No. In addition, instructors should not be informed when a nomination is made on their behalf, since the nomination process is confidential and impartial. It is important that candidates not be perceived as having had any involvement in their own nominations. Once the Selection Committee makes its choices, award recipients are contacted personally by the Vice-President Academic and Provost.
Yes. Renominations are encouraged. Each year, the Selection Committee reviews many nominations and a number of excellent candidates must be passed over simply because the awards are limited to four per year.
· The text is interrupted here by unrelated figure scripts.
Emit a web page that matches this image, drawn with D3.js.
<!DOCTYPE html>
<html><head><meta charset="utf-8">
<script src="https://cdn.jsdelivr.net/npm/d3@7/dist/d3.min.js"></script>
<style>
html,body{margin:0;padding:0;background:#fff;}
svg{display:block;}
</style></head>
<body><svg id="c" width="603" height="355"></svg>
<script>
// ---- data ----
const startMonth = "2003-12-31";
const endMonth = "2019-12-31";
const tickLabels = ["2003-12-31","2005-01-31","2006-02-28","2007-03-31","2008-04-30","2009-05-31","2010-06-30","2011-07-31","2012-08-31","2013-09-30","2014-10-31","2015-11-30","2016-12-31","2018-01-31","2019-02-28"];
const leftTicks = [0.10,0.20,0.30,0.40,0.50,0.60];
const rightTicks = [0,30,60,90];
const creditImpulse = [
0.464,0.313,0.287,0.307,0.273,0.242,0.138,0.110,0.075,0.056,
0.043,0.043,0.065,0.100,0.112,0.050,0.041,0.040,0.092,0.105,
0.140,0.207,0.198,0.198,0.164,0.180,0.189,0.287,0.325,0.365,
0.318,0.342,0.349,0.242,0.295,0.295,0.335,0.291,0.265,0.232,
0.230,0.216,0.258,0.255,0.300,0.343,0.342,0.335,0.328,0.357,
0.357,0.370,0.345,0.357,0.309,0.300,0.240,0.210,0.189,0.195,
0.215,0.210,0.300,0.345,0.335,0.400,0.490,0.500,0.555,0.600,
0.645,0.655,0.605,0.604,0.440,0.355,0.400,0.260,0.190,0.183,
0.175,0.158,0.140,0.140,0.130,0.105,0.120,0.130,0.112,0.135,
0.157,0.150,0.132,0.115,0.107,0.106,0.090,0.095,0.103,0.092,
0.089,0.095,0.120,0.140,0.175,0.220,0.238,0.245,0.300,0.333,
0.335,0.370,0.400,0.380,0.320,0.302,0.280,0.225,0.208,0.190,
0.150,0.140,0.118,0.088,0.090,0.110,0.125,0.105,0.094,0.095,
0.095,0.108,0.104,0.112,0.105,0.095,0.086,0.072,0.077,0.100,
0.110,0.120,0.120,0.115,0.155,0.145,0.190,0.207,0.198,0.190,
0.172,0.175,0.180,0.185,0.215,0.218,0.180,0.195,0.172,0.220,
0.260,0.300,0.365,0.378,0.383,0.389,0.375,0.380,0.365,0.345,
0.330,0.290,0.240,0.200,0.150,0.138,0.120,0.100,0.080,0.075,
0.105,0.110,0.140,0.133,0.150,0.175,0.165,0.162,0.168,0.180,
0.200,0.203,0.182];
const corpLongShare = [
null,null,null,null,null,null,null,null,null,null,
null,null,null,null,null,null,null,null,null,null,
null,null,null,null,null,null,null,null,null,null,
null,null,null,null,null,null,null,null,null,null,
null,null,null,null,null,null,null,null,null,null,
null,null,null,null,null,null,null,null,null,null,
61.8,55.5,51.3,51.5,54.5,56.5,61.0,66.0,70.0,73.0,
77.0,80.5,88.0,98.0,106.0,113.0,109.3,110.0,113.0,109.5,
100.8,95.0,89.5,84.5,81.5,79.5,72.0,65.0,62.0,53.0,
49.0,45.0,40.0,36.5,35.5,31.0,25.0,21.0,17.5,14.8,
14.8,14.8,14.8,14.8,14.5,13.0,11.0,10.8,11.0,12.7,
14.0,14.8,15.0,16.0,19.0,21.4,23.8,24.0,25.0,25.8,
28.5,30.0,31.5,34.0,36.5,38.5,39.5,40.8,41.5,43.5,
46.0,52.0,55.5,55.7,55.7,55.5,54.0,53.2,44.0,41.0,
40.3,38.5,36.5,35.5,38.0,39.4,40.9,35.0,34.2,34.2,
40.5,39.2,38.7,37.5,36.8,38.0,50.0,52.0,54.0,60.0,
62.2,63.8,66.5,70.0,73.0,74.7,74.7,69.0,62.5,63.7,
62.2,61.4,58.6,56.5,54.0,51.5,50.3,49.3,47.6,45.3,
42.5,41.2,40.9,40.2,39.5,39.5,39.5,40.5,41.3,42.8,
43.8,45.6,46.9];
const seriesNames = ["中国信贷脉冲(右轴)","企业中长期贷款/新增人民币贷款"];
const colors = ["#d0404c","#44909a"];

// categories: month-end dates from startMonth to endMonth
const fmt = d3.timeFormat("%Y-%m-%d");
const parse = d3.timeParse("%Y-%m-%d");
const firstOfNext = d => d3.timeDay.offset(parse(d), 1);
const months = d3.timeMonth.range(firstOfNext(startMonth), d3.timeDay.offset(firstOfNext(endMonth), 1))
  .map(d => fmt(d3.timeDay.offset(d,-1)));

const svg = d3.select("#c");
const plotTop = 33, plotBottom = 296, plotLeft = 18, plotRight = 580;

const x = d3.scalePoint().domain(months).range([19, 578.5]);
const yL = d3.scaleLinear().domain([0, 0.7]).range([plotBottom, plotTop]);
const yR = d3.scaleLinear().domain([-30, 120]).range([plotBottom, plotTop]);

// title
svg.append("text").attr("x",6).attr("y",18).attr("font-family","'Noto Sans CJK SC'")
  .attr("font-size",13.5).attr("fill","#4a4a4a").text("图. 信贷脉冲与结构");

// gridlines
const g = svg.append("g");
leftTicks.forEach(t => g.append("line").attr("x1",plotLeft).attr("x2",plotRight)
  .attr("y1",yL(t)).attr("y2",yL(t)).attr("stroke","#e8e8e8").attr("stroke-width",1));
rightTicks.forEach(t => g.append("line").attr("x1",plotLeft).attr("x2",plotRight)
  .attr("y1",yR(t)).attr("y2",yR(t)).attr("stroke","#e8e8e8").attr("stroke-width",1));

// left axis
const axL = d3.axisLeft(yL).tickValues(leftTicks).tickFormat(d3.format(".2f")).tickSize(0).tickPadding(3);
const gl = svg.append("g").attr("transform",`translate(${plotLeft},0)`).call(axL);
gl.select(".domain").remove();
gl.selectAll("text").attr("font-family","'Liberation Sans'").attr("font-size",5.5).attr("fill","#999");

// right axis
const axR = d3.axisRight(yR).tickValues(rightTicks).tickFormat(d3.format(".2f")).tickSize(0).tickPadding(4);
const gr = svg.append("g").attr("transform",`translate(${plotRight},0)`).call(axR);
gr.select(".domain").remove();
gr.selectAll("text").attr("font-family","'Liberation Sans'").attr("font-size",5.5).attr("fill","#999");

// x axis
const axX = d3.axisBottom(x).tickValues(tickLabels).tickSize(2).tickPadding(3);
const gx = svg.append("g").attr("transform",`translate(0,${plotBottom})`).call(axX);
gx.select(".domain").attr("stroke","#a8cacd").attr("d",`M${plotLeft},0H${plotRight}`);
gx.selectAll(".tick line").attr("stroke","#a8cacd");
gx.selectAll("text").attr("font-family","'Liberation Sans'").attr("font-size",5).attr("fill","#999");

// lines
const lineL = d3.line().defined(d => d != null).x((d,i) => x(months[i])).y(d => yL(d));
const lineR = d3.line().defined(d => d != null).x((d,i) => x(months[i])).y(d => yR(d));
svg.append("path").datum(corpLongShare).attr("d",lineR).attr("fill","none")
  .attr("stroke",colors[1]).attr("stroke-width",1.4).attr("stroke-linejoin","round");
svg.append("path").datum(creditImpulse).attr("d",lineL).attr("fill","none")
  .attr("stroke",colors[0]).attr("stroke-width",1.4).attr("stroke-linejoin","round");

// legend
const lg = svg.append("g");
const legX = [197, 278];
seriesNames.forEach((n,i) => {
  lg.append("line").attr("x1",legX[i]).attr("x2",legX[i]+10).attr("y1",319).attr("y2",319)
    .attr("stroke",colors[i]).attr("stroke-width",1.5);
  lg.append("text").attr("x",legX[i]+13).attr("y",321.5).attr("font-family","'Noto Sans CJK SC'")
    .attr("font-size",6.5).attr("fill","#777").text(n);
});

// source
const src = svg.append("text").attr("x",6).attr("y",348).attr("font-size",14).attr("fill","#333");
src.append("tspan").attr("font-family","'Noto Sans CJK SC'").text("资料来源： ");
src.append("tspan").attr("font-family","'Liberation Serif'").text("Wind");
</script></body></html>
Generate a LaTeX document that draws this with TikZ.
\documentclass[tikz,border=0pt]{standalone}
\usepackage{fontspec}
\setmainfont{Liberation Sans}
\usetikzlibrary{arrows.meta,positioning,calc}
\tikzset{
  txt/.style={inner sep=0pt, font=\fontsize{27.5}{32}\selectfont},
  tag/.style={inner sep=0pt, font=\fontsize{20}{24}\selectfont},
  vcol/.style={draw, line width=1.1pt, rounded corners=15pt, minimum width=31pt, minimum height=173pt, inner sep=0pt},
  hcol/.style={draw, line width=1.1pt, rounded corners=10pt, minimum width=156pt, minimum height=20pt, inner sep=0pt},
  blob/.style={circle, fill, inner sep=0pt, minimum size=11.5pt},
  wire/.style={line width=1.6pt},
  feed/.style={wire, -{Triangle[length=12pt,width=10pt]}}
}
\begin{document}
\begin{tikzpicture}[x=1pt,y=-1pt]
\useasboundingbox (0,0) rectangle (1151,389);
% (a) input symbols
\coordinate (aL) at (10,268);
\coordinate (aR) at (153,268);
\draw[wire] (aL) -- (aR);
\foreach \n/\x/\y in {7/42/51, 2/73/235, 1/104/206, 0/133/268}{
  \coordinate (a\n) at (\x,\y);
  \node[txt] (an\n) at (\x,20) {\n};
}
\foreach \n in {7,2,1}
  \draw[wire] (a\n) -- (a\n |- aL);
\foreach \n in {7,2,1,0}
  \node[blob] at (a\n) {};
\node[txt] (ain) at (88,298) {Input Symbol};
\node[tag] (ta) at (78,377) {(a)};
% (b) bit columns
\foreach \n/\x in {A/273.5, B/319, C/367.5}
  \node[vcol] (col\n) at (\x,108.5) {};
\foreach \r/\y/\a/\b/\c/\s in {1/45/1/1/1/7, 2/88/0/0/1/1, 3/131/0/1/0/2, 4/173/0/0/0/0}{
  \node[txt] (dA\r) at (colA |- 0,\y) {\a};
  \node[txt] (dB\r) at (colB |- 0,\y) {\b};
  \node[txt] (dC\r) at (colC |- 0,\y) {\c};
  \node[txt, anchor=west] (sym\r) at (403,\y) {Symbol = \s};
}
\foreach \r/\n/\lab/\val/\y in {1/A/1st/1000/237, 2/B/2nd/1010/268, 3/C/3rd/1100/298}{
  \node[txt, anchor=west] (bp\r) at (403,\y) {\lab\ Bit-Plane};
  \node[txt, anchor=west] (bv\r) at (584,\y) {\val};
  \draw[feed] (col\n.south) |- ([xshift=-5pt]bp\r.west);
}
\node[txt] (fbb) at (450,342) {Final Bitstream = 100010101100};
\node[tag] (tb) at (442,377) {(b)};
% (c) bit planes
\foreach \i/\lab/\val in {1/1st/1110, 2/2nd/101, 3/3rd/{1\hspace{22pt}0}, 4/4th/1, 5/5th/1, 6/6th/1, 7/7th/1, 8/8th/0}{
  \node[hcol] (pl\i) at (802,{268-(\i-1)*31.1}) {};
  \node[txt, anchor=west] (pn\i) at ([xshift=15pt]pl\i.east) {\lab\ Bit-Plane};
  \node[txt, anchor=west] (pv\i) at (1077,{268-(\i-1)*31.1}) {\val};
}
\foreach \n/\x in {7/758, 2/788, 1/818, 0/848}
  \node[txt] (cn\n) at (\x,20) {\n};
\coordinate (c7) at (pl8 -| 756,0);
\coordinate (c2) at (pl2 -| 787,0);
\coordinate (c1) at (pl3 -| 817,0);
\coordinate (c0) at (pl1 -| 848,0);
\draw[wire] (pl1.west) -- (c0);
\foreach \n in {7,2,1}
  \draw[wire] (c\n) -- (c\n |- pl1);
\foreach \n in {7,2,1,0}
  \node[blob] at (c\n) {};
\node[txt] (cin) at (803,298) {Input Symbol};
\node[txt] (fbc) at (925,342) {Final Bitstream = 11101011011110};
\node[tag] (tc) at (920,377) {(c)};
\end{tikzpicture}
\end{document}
Accordingly, members of the University community are urged to renominate candidates who have not won an award in previous years and who continue to show excellence in teaching performance. It takes only one nomination letter in the current year to make a whole file of accumulated past support admissible, and new and additional evidence is always desirable. However, renominations submitted by the same person, for the same instructor, are not recommended.
No. These records are maintained in the strictest confidence by the Centre for Teaching Excellence. Members of the Selection Committee are permitted to read the files after the Deans from their respective faculties have reviewed the files.
No. An individual can receive only one Distinguished Teacher Award from the University of Waterloo; however, there are other awards available if you would like to nominate a past award winner. These awards include: the 3M Teaching Fellowships and the OCUFA Teaching Awards. Information about each of these award programs is available at the Centre for Teaching Excellence, and we would gladly provide assistance with a nomination.
The DTA recipients for 2016 are as follows:
- Jee-Hae Lim, School of Accounting and Finance, Arts
- Bob McKillop, Civil and Environmental Engineering, Engineering
- Kathryn Plaisance, Knowledge Integration, Environment
- Mark Pritzker, Chemical Engineering, Engineering
The DTA awards were approved by Senate on December 15, 1975, with the following explanatory statement:
The Distinguished Teacher Award has been set up by the Senate of the University of Waterloo in recognition of the great importance of excellence in teaching at all levels in the University. The award is open to all those who teach students in the University of Waterloo and its federated and affiliated colleges. Recipients are to be chosen from among nominees by a Selection Committee of faculty and students. The University plans to honour three Distinguished Teachers each year.
Until 1988 three awards were made each year (except for 1983 when four DTAs were awarded because the committee felt unable to differentiate between the top candidates). However, in March 1988 Senate approved a fourth award for: Non-regular faculty members (i.e. part-time faculty, full and part-time staff, and faculty members holding adjunct appointments). From 1989 to 2005, one of the four annual awards was set aside for "non-regular" instructors, but in 2005 Senate passed a motion stating "that the categories of Distinguished Teacher Award - DTA, DTA [Non regular] - be removed, and that up to 4 awards be made each year to Distinguished Teachers."